Farm Bureau’s Newton pointed out that advanced biofuels “are worth watching” as an indicator of soybean demand. “There had been some concern should they roll back advanced biodiesel,” he said. With more than 30 percent of soybean oil moving into biodiesel, he said, there has been “a market signal for a long time.”

Likewise, the administration’s approach to biotechnology regulation could be positive for soybeans.
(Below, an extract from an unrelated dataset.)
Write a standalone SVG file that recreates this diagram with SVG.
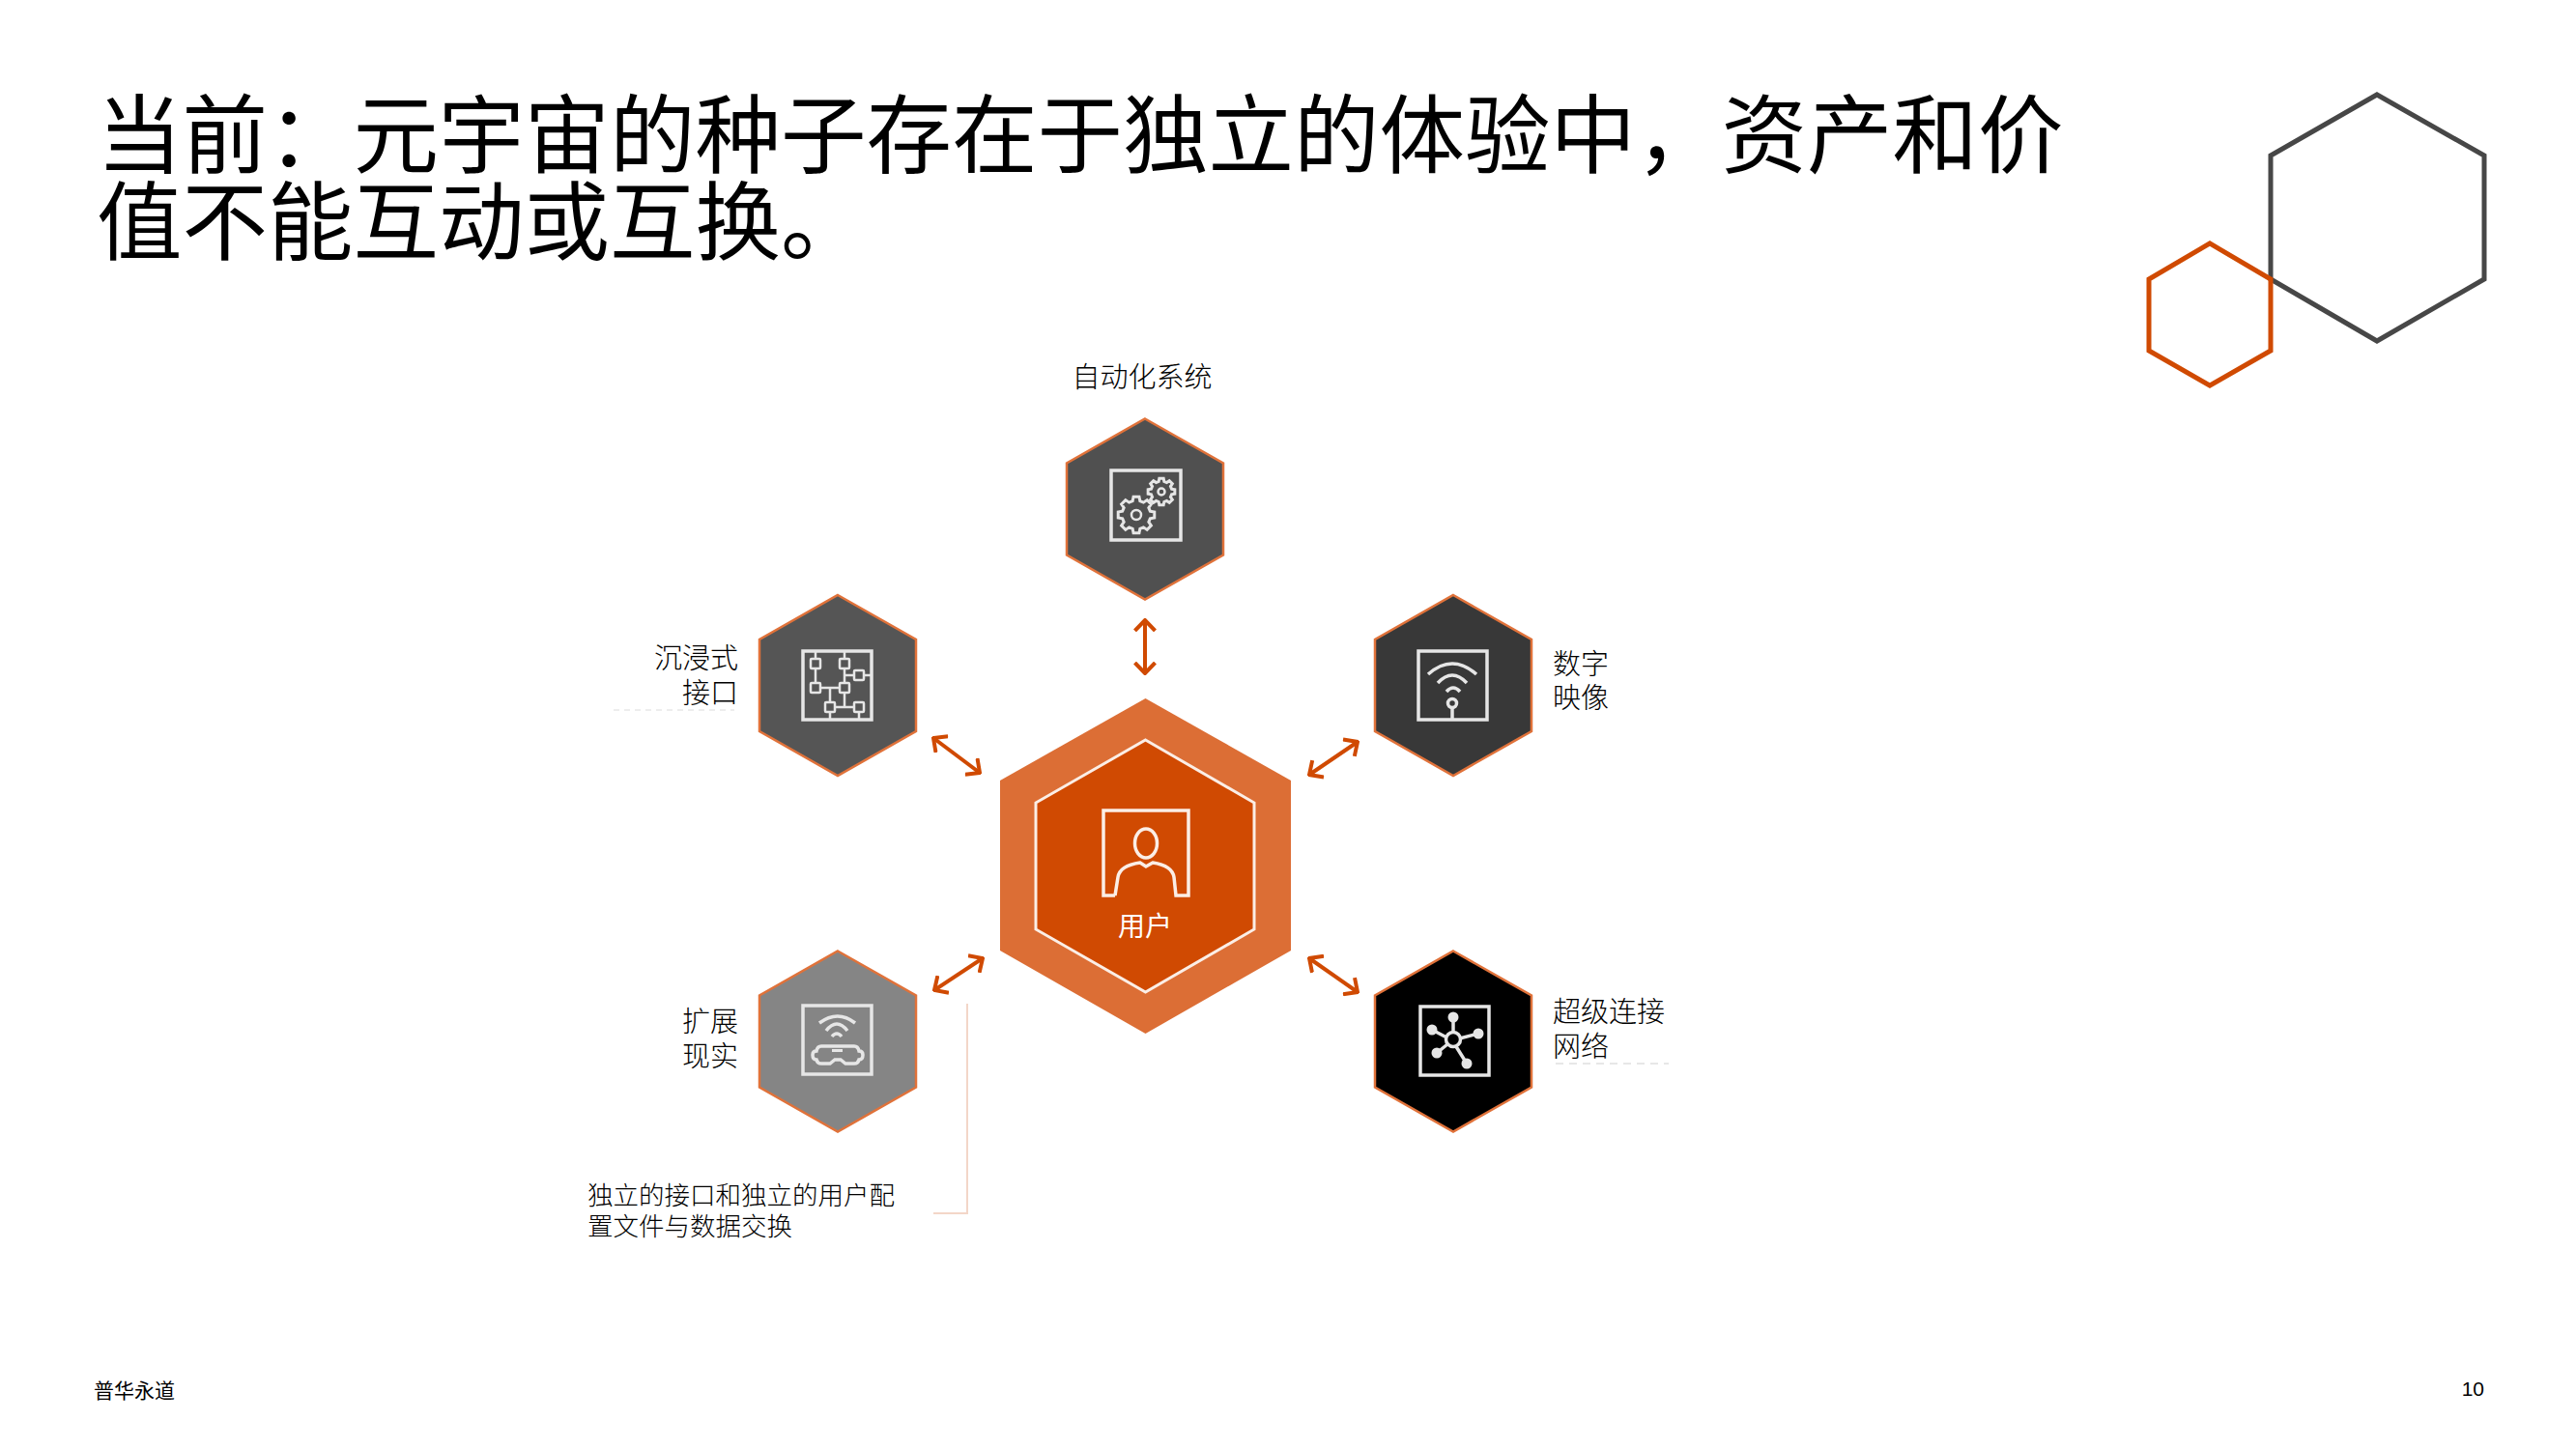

USDA announced in November 2017 that its Animal and Plant Health Inspection Service (APHIS) was withdrawing an Obama Administration proposal that had been criticized for regulating a wider range of biotech traits than necessary, thus increasing, rather than reducing, the regulatory burden for biotechnology. “Any lean to deregulation is going to be a little more friendly to biotech,” said Nicholson, potentially making it easier to win approval for new soybean biotech traits.

“The regulatory structure around trans fats is pretty well finished,” Nicholson said. “I don’t see much on that issue going forward” following the final determination by the Food and Drug Administration (FDA) in September 2017 to reduce dietary trans fats.

Nicholson sees crop insurance as the biggest policy issue in next year’s farm bill debate. “I don’t think there will be a lot of new money, if any,” for commodity safety net programs, he said. One potential “black swan” event could arise from an effort by farm program opponents to cut back on crop insurance or other safety net programs for soybeans and other program crops, but similar previous attempts have always failed.